Usually, a portion of fans denies the slightest change in an artist.
But there is a musician whose change, music, and appearance, have not been able to disappoint any of his fans.
It is no coincidence, after all, that David Bowie got the nickname “Rock Chameleon”.
His music, but mainly his appearance changes, became the first news in the music (and not only), press.
Perhaps the most complete Rock musician.
From the beginning of his music career, he gave his mark and from an early age, he prepared his audience for what would follow.
His song, “Changes,” was more like a prophetic warning than a statement.
The fourth album “Hunky Dory” of 1971 opens with that song, in which he changes his musical style and becomes accessible to the general public.
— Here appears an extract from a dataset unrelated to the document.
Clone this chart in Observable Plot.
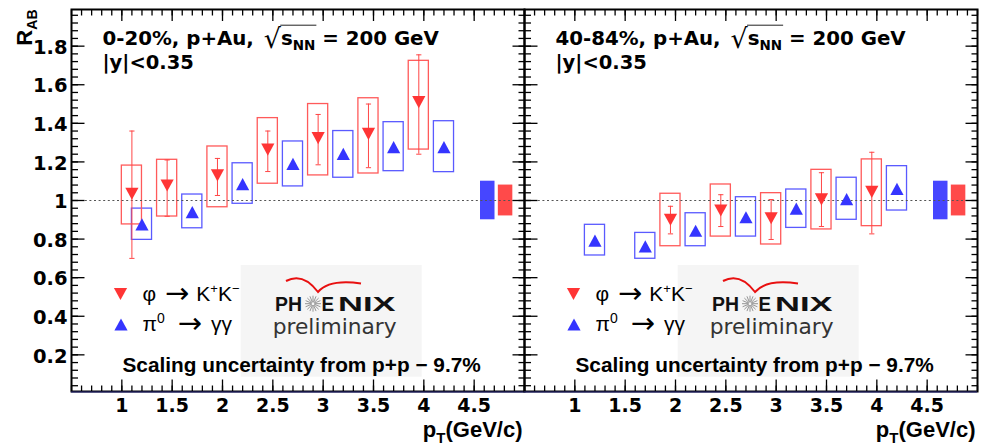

But he also gets rid of the personality of Major Tom and adopts that of Ziggy Stardust.
“Changes” focuses on the forced nature of artistic reinvention.
The lyrics “Strange fascination, fascinating me / Changes are taking the pace I’m going through” are enlightening.
In general, the whole lyrical part is a kind of manifesto for his chameleon personality, but also for the frequent changes in the musical expression of the ’70s.
The album on which the song is located is also his debut in North America, although the single “The Man Who Sold the World” was released there two years ago.
The changes that were already taking place in the life of the artist, were the source of inspiration for the song.
Bowie wrote it when he was going through a very important change in his life.
His wife, Angela, was pregnant with the couple’s first child, Duncan.
He was happy with this fact, but also with the new role he had to take on.
According to its creator, the lyrics are related to the young audience and their need to change the world…
“Spitting” the status quo and without any willingness to negotiate.
Initially, the song started as a parody of music pieces played in a nightclub, something like a makeshift disposable track.
It is essentially his first attempt to play the piano.
This approach opened new horizons in his later compositions.
The piano used in the song is the famous 100-year-old Bechstein but played by Rick Wakeman, later a member of Yes.
The stutter “Ch-Ch-Changes” in the chorus is inspired by “My Generation” by The Who.
Elton John later used it in “Bennie And The Jets”.